Smith has no loyalty. He also admits freely that his weakness is that he has no conscience. His wisdom - the entirety of this film's wisdom, in fact - is that "They all deserve to die." And then, later, when "they" are all dead: "They all deserved to die."
And we all deserved to sleep, straight through this absurdly bad, laughably pretentious Walter Hill movie.
Hill is no stranger to shoot-'em-ups. He was the brains behind ``48 Hours" and "Another 48 Hours." Plus, he did "Brewster's Millions."
So, just guessing here, what he did was just picture lots of violent scenes. Bet he even drew pictures on cocktail napkins. Then he strung them together with some bad dialogue, stuck his overqualified cast in '20s attire and dragged them out to the desert.

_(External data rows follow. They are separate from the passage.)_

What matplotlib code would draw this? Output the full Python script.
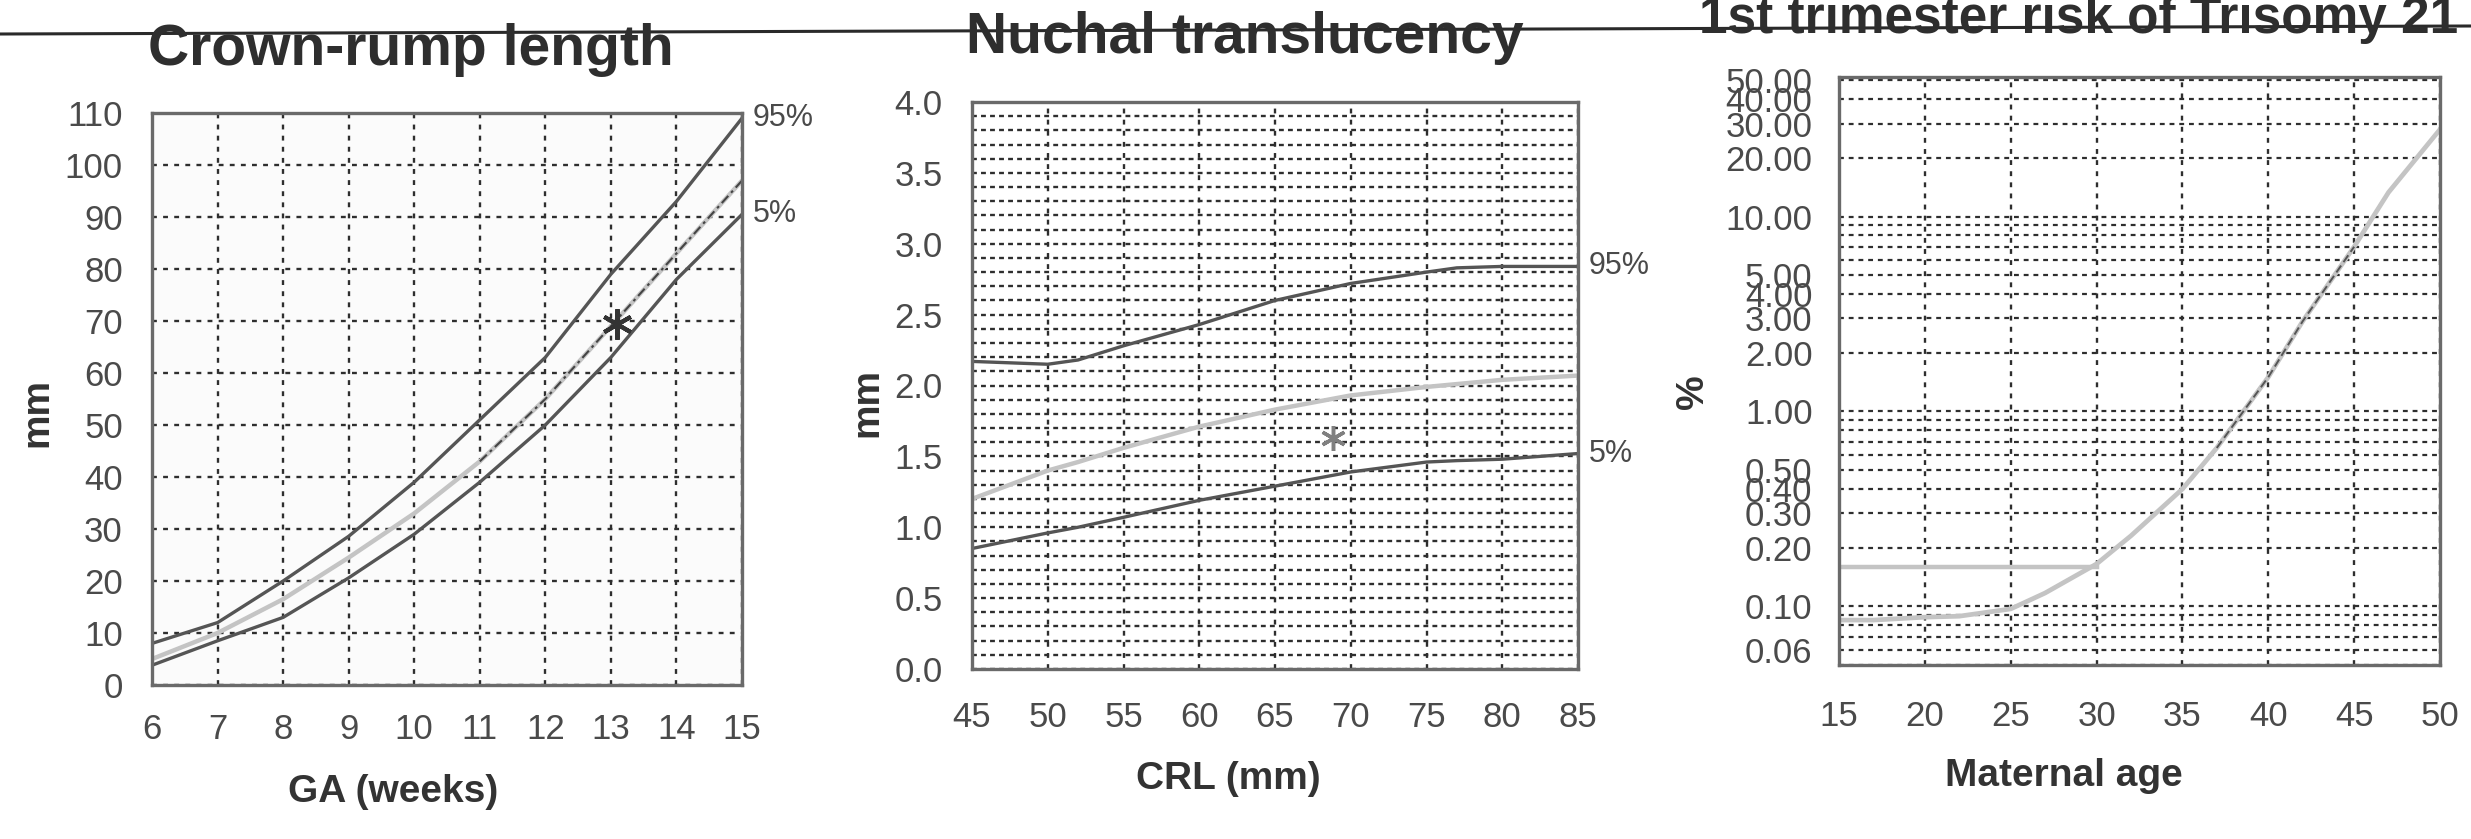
import matplotlib
matplotlib.use('Agg')
import matplotlib.pyplot as plt
from matplotlib.lines import Line2D
from matplotlib.ticker import FixedLocator, LogLocator, NullFormatter
import numpy as np

plt.rcParams['font.family'] = ['Liberation Sans', 'DejaVu Sans']
plt.rcParams['lines.scale_dashes'] = False

# ---------------- data ----------------
# Panel 1: Crown-rump length vs GA
ga_weeks = [6, 7, 8, 9, 10, 11, 12, 13, 14, 15]
crl_p95 = [8, 12, 20, 28.6, 39, 51, 63, 79, 93, 109]
crl_p50 = [5, 10, 16.5, 24.5, 33, 43, 55, 69, 83, 97]
crl_p5 = [3.8, 8.5, 13, 20.6, 29, 39, 50, 63, 78, 90.5]
crl_patient = (13.1, 69.5)
ga_ticks = [6, 7, 8, 9, 10, 11, 12, 13, 14, 15]
crl_yticks = [0, 10, 20, 30, 40, 50, 60, 70, 80, 90, 100, 110]

# Panel 2: Nuchal translucency vs CRL
crl_mm = [45, 50, 52, 55, 60, 65, 70, 75, 77, 80, 85]
nt_p95 = [2.17, 2.15, 2.18, 2.28, 2.43, 2.60, 2.72, 2.80, 2.83, 2.84, 2.84]
nt_p50 = [1.20, 1.40, 1.46, 1.56, 1.71, 1.83, 1.93, 1.99, 2.01, 2.04, 2.07]
nt_p5 = [0.85, 0.96, 1.00, 1.07, 1.19, 1.29, 1.39, 1.46, 1.47, 1.48, 1.52]
nt_patient = (68.8, 1.63)
crl_ticks = [45, 50, 55, 60, 65, 70, 75, 80, 85]
nt_yticks = [0.0, 0.5, 1.0, 1.5, 2.0, 2.5, 3.0, 3.5, 4.0]

# Panel 3: 1st trimester risk of trisomy 21 vs maternal age
mat_age = [15, 17, 20, 22, 25, 27, 30, 32, 35, 37, 40, 42, 45, 47, 50]
t21_risk = [0.085, 0.085, 0.088, 0.089, 0.097, 0.117, 0.165, 0.23, 0.40,
            0.65, 1.5, 2.9, 7.0, 13.3, 28]
patient_risk_age = [15, 30]
patient_risk = [0.16, 0.16]
age_ticks = [15, 20, 25, 30, 35, 40, 45, 50]
risk_ticks = [0.06, 0.10, 0.20, 0.30, 0.40, 0.50, 1.00, 2.00, 3.00, 4.00,
              5.00, 10.00, 20.00, 30.00, 40.00, 50.00]
risk_labels = ['0.06', '0.10', '0.20', '0.30', '0.40', '0.50', '1.00', '2.00',
               '3.00', '4.00', '5.00', '10.00', '20.00', '30.00', '40.00', '50.00']

# ---------------- figure ----------------
W, H = 2471, 839
fig = plt.figure(figsize=(W / 100, H / 100), dpi=100)
fig.patch.set_facecolor('white')

DARK = '#555555'
LIGHT = '#c4c4c4'
TICKC = '#4a4a4a'
GRIDC = '#2e2e2e'


def box(l, r, t, b):
    return [l / W, 1 - b / H, (r - l) / W, (b - t) / H]


def style(ax, xpad, ypad):
    for s in ax.spines.values():
        s.set_color('#6a6a6a')
        s.set_linewidth(2.4)
    ax.tick_params(which='both', length=0, labelsize=25, labelcolor=TICKC)
    ax.tick_params(axis='x', pad=xpad)
    ax.tick_params(axis='y', pad=ypad)
    ax.set_axisbelow(True)


# ---- Panel 1 ----
ax1 = fig.add_axes(box(152, 742, 113, 685))
ax1.set_facecolor('#fbfbfb')
ax1.set_xlim(6, 15)
ax1.set_ylim(0, 110)
ax1.set_xticks(ga_ticks)
ax1.set_yticks(crl_yticks)
style(ax1, 20, 21)
ax1.grid(True, color=GRIDC, lw=1.7, dashes=(3.5, 4.5))
ax1.plot(ga_weeks, crl_p50, color=LIGHT, lw=3.2, solid_capstyle='round')
sub = [i for i, g in enumerate(ga_weeks) if g >= 11]
ax1.plot([ga_weeks[i] for i in sub], [crl_p50[i] for i in sub], color='#444444',
         lw=1.5, dashes=(7, 3, 2, 3))
ax1.plot(ga_weeks, crl_p95, color=DARK, lw=2.4)
ax1.plot(ga_weeks, crl_p5, color=DARK, lw=2.4)
ax1.plot(*crl_patient, marker=(6, 2, 0), ms=22, mew=3, color='#333333')
ax1.annotate('95%', xy=(ga_weeks[-1], crl_p95[-1]), xytext=(8, 0),
             textcoords='offset points', va='center', ha='left', fontsize=22,
             color=TICKC, annotation_clip=False)
ax1.annotate('5%', xy=(ga_weeks[-1], crl_p5[-1]), xytext=(8, 0),
             textcoords='offset points', va='center', ha='left', fontsize=22,
             color=TICKC, annotation_clip=False)

# ---- Panel 2 ----
ax2 = fig.add_axes(box(972, 1578, 102, 669))
ax2.set_xlim(45, 85)
ax2.set_ylim(0, 4)
ax2.set_xticks(crl_ticks)
ax2.set_yticks(nt_yticks)
ax2.set_yticklabels(['%.1f' % v for v in nt_yticks])
ax2.yaxis.set_minor_locator(FixedLocator(np.arange(1, 40) / 10))
style(ax2, 23, 21)
ax2.grid(True, which='major', axis='x', color=GRIDC, lw=1.7, dashes=(3.5, 4.5))
ax2.grid(True, which='both', axis='y', color=GRIDC, lw=1.7, dashes=(3.5, 3))
ax2.plot(crl_mm, nt_p50, color=LIGHT, lw=3.2)
ax2.plot(crl_mm, nt_p95, color=DARK, lw=2.4)
ax2.plot(crl_mm, nt_p5, color=DARK, lw=2.4)
ax2.plot(*nt_patient, marker=(6, 2, 0), ms=18, mew=2.5, color='#808080')
ax2.annotate('95%', xy=(crl_mm[-1], nt_p95[-1]), xytext=(8, 0),
             textcoords='offset points', va='center', ha='left', fontsize=22,
             color=TICKC, annotation_clip=False)
ax2.annotate('5%', xy=(crl_mm[-1], nt_p5[-1]), xytext=(8, 0),
             textcoords='offset points', va='center', ha='left', fontsize=22,
             color=TICKC, annotation_clip=False)

# ---- Panel 3 ----
ax3 = fig.add_axes(box(1839, 2440, 77, 665))
ax3.set_yscale('log')
ax3.set_xlim(15, 50)
ax3.set_ylim(0.05, 52)
ax3.set_xticks(age_ticks)
ax3.yaxis.set_major_locator(FixedLocator(risk_ticks))
ax3.set_yticklabels(risk_labels)
ax3.yaxis.set_minor_locator(LogLocator(base=10, subs=np.arange(1, 10)))
ax3.yaxis.set_minor_formatter(NullFormatter())
style(ax3, 25, 19)
ax3.grid(True, which='major', axis='x', color=GRIDC, lw=1.7, dashes=(3.5, 4.5))
ax3.grid(True, which='both', axis='y', color=GRIDC, lw=1.6, dashes=(3.5, 3.5))
ax3.plot(patient_risk_age, patient_risk, color=LIGHT, lw=3.2)
ax3.plot(mat_age, t21_risk, color=LIGHT, lw=3.4)
sub3 = [i for i, a in enumerate(mat_age) if 37 <= a <= 45]
ax3.plot([mat_age[i] for i in sub3], [t21_risk[i] for i in sub3],
         color='#555555', lw=1.4, dashes=(6, 3))

# ---------------- titles, labels, rule ----------------
fig.add_artist(Line2D([0, 1], [1 - 34 / H, 1 - 26 / H], color='#2a2a2a', lw=2.2))


def ftext(x, y, s, **kw):
    fig.text(x / W, 1 - y / H, s, **kw)


ftext(411, 65, 'Crown-rump length', ha='center', va='baseline', fontsize=41,
      fontweight='bold', color='#2e2e2e')
ftext(1245, 53, 'Nuchal translucency', ha='center', va='baseline', fontsize=41,
      fontweight='bold', color='#2e2e2e')
ftext(2079, 33, '1st trimester risk of Trisomy 21', ha='center', va='baseline',
      fontsize=37, fontweight='bold', color='#2e2e2e')

ftext(393, 792, 'GA (weeks)', ha='center', va='center', fontsize=28,
      fontweight='bold', color='#333333')
ftext(1228, 779, 'CRL (mm)', ha='center', va='center', fontsize=28,
      fontweight='bold', color='#333333')
ftext(2064, 776, 'Maternal age', ha='center', va='center', fontsize=28,
      fontweight='bold', color='#333333')
ftext(37, 413, 'mm', ha='center', va='center', rotation=90, fontsize=28,
      fontweight='bold', color='#333333')
ftext(867, 403, 'mm', ha='center', va='center', rotation=90, fontsize=28,
      fontweight='bold', color='#333333')
ftext(1693, 392, '%', ha='center', va='center', rotation=90, fontsize=28,
      fontweight='bold', color='#333333')

fig.savefig('out.png', dpi=100, facecolor='white')
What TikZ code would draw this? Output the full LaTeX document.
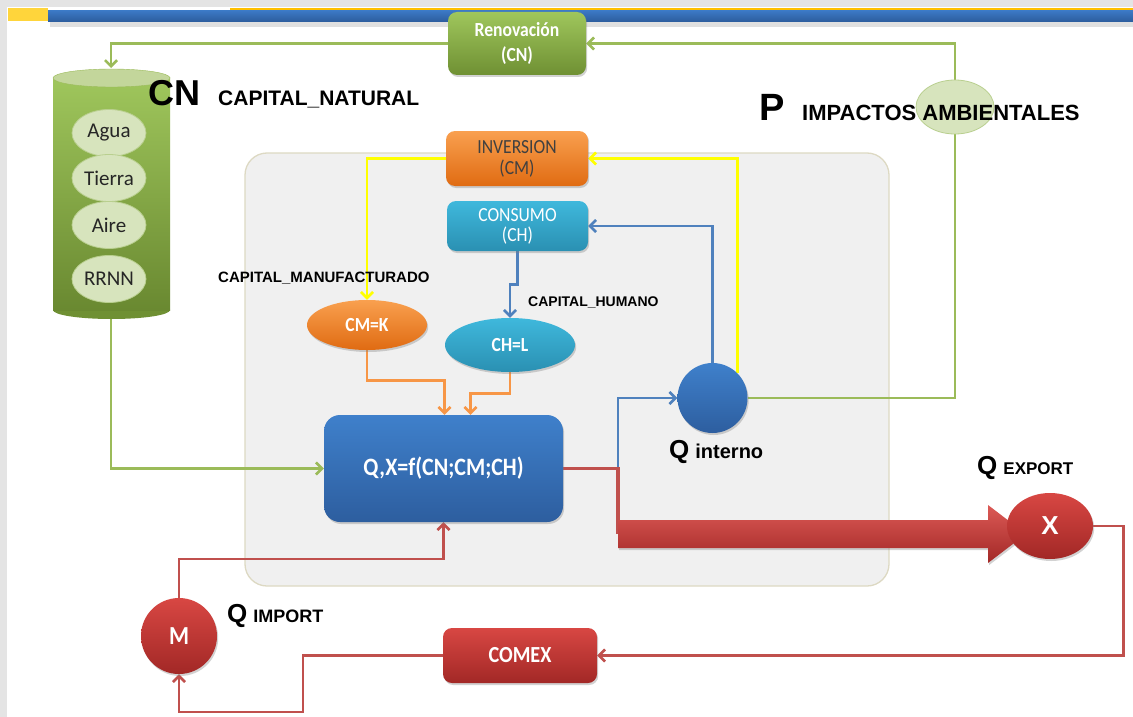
\documentclass[tikz,border=0pt]{standalone}
\usepackage{fontspec}
\setmainfont{Carlito}
\newfontfamily\arial{Liberation Sans}
\newfontfamily\boxfont[FakeStretch=0.88]{Carlito}
\usetikzlibrary{arrows.meta,shadows,shapes.geometric,calc}
\pgfdeclarelayer{bg}
\pgfdeclarelayer{conn}
\pgfsetlayers{bg,conn,main}
\definecolor{gline}{HTML}{9BBB59}
\definecolor{gtop}{HTML}{9FC65C}
\definecolor{gbot}{HTML}{6F9033}
\definecolor{cyltopc}{HTML}{C3D69B}
\definecolor{resfill}{HTML}{D7E4BD}
\definecolor{resedge}{HTML}{B9CF8F}
\definecolor{otop}{HTML}{F9A04F}
\definecolor{obot}{HTML}{E06B12}
\definecolor{oline}{HTML}{F79646}
\definecolor{ttop}{HTML}{3FB8DC}
\definecolor{tbot}{HTML}{2A90B2}
\definecolor{btop}{HTML}{3F80CB}
\definecolor{bbot}{HTML}{2D5E9F}
\definecolor{bline}{HTML}{4F81BD}
\definecolor{rtop}{HTML}{D84743}
\definecolor{rbot}{HTML}{A22826}
\definecolor{rline}{HTML}{C0504D}
\definecolor{yline}{HTML}{FFFF00}
\definecolor{panelfill}{HTML}{F0F0F0}
\definecolor{paneledge}{HTML}{DDD9C3}
\definecolor{txtdark}{HTML}{404040}
\definecolor{framegray}{HTML}{E4E4E4}
\definecolor{barYellow}{HTML}{FFD53B}
\definecolor{barOrange}{HTML}{FFC000}
\definecolor{bartop}{HTML}{3B78C4}
\definecolor{barbot}{HTML}{2C5C9C}
\tikzset{
  conn/.style={line width=2.6pt},
  gconn/.style={conn, draw=gline},
  yconn/.style={conn, draw=yline},
  bconn/.style={conn, draw=bline},
  oconn/.style={conn, draw=oline},
  rconn/.style={conn, draw=rline},
  tip/.style={-{Straight Barb[length=6pt,width=12pt]}},
  shd/.style={drop shadow={opacity=0.35,shadow xshift=1.2pt,shadow yshift=-2pt}},
  box/.style={rounded corners=9pt, shd, align=center, inner sep=0pt},
  greenbox/.style={box, top color=gtop, bottom color=gbot, text=white, font=\boxfont\bfseries\fontsize{20}{25}\selectfont},
  orangebox/.style={box, top color=otop, bottom color=obot, text=txtdark, font=\boxfont\fontsize{20}{21}\selectfont},
  tealbox/.style={box, top color=ttop, bottom color=tbot, text=white, font=\boxfont\fontsize{20}{20}\selectfont},
  blueqbox/.style={box, rounded corners=16pt, top color=btop, bottom color=bbot, text=white, font=\boxfont\bfseries\fontsize{25}{25}\selectfont},
  redbox/.style={box, top color=rtop, bottom color=rbot, text=white, font=\boxfont\bfseries\fontsize{23}{23}\selectfont},
  ograd/.style={shd, top color=otop, bottom color=obot, text=white, font=\boxfont\bfseries\fontsize{20}{20}\selectfont, inner sep=0pt},
  tgrad/.style={shd, top color=ttop, bottom color=tbot, text=white, font=\boxfont\bfseries\fontsize{20}{20}\selectfont, inner sep=0pt},
  bgrad/.style={shd, top color=btop, bottom color=bbot},
  rgrad/.style={shd, top color=rtop, bottom color=rbot, text=white, inner sep=0pt},
  res/.style={ellipse, fill=resfill, draw=resedge, line width=0.8pt, minimum width=74pt, minimum height=47pt, inner sep=0pt, text=black!85, font=\fontsize{21}{21}\selectfont},
  lbl/.style={inner sep=0pt, text=black, font=\arial\bfseries, anchor=base west},
}
\begin{document}
\begin{tikzpicture}[x=1pt,y=-1pt]
\useasboundingbox (0,0) rectangle (1133,717);
\begin{pgfonlayer}{bg}
  \fill[white] (0,0) rectangle (1133,717);
  \fill[framegray] (0,0) rectangle (1133,7);
  \fill[framegray] (0,0) rectangle (7,717);
  \fill[barYellow] (8,8) rectangle (48,21);
  \fill[barOrange] (230,8) rectangle (1133,11);
  \fill[black, opacity=0.12] (50,22) rectangle (1133,27);
  \shade[top color=bartop, bottom color=barbot] (48,11) rectangle (1133,22);
  \draw[paneledge, fill=panelfill, line width=1.3pt, rounded corners=22pt] (245,153) rectangle (889,586);
\end{pgfonlayer}

% cylinder (capital natural)
\fill[gbot] (111.5,310) ellipse[x radius=58.5, y radius=9];
\shade[top color=gtop, bottom color=gbot!95!black] (53,78) rectangle (170,310);
\fill[cyltopc, draw=gline] (111.5,78) ellipse[x radius=58.5, y radius=9];

\node[res] (agua) at (109,133) {Agua};
\node[res] (tierra) at (109,178) {Tierra};
\node[res] (aire) at (109,225) {Aire};
\node[res] (rrnn) at (109,279) {RRNN};
\coordinate (cyltop) at (111,68);
\coordinate (cylbot) at (111,318);

% P ellipse
\node[ellipse, fill=resfill, draw=resedge, line width=0.8pt, minimum width=78pt, minimum height=54pt] (P) at (955,107) {};

% boxes
\node[greenbox, minimum width=138pt, minimum height=63pt] (reno) at (517,43.5) {Renovación\\(CN)};
\node[orangebox, minimum width=142pt, minimum height=55pt] (inv) at (517,158.5) {INVERSION\\(CM)};
\node[tealbox, minimum width=141pt, minimum height=50pt] (cons) at (517.5,226) {CONSUMO\\(CH)};
\node[blueqbox, minimum width=239pt, minimum height=107pt] (qbox) at (443.5,468.5) {Q,X=f(CN;CM;CH)};
\node[redbox, minimum width=154pt, minimum height=55pt] (comex) at (520,655.5) {COMEX};
\node[ellipse, ograd, minimum width=120pt, minimum height=50pt] (cmk) at (367,325) {CM=K};
\node[ellipse, tgrad, minimum width=130pt, minimum height=54pt] (chl) at (510,345) {CH=L};
\node[circle, bgrad, minimum size=70pt] (qint) at (712.5,398) {};
\node[ellipse, rgrad, minimum width=86pt, minimum height=66pt, font=\arial\bfseries\fontsize{26}{26}\selectfont] (X) at (1050,526) {X};
\node[circle, rgrad, minimum size=76pt, font=\boxfont\bfseries\fontsize{26}{26}\selectfont] (M) at (179,636) {M};

% labels
\node[lbl] (cnbig) at (148,105) {\fontsize{36}{36}\selectfont CN};
\node[lbl] (cnname) at (218,105) {\fontsize{21}{21}\selectfont CAPITAL\_NATURAL};
\node[lbl] (pbig) at (759,121) {\fontsize{38}{38}\selectfont P};
\node[lbl] (pname) at (802,120) {\fontsize{22}{22}\selectfont IMPACTOS AMBIENTALES};
\node[lbl] (cmlbl) at (218,282) {\fontsize{15}{15}\selectfont CAPITAL\_MANUFACTURADO};
\node[lbl] (chlbl) at (528,306) {\fontsize{14}{14}\selectfont CAPITAL\_HUMANO};
\node[lbl] (qintlbl) at (669,458) {{\fontsize{26}{26}\selectfont Q}\hspace{6pt}{\fontsize{20}{20}\selectfont interno}};
\node[lbl] (qexplbl) at (977,474) {{\fontsize{26}{26}\selectfont Q}\hspace{6pt}{\fontsize{17}{17}\selectfont EXPORT}};
\node[lbl] (qimplbl) at (227,622) {{\fontsize{26}{26}\selectfont Q}\hspace{6pt}{\fontsize{18}{18}\selectfont IMPORT}};

\coordinate (bigstart) at (618,534);
\coordinate (bigtip) at (1026,534);
\coordinate (bsplit) at (618,467);
\coordinate (botcorner) at (303,712);

\begin{pgfonlayer}{conn}
  % green
  \draw[gconn, tip] (reno.west) -| (cyltop);
  \draw[gconn, tip] (P.north) |- (reno.east);
  \draw[gconn] (qint.east) -| (P.south);
  \draw[gconn, tip] (cylbot) |- (qbox.west);
  % yellow
  \draw[yconn, tip] (inv.west) -| (cmk.north);
  \draw[yconn, tip] (qint.45) |- (inv.east);
  % blue
  \draw[bconn, tip] (qint.north) |- (cons.east);
  \draw[bconn, tip] (cons.south) -- ++(0,33) -| (chl.north);
  \draw[bconn, tip] (bsplit) |- (qint.west);
  % orange
  \draw[oconn, tip] (cmk.south) -- ++(0,30) -| ([xshift=1pt]qbox.north);
  \draw[oconn, tip] (chl.south) -- ++(0,21) -| ([xshift=27pt]qbox.north);
  % red
  \draw[rconn, line width=3.5pt] (qbox.east) -| (bigstart);
  \shade[top color=rtop!90!white, bottom color=rbot, shd]
    ($(bigstart)+(0,-14)$) -- ($(bigtip)+(-38,-14)$) -- ($(bigtip)+(-38,-29)$) -- (bigtip)
    -- ($(bigtip)+(-38,29)$) -- ($(bigtip)+(-38,14)$) -- ($(bigstart)+(0,14)$) -- cycle;
  \draw[rconn, tip] (X.east) -- ++(30,0) |- (comex.east);
  \draw[rconn, tip] (comex.west) -| (botcorner) -| (M.south);
  \draw[rconn, tip] (M.north) -- ++(0,-39) -| (qbox.south);
\end{pgfonlayer}
\end{tikzpicture}
\end{document}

This is one of those rare instances where you actually hope the actors got paid a lot to suffer the shame of being in such an ill-conceived movie.
People like Christopher Walken, for example, who gets to wear a big, nasty scar on his face as he creates the unmemorable character Hickey, an Irish hit man who still boasts of burning down his reform school as a teen-ager. (``You shoulda' seen those kiddies burn.'') And Bruce Dern as the corrupt sheriff. (What a project to pick as part of a comeback effort.)
Willis has made more than his share of witless action flicks. But in recent years, there has been a glimmer of hope on the horizon for The Poutmaster. He's busted out into other facial expressions and done a little acting in such movies as "Twelve Monkeys" and "Pulp Fiction."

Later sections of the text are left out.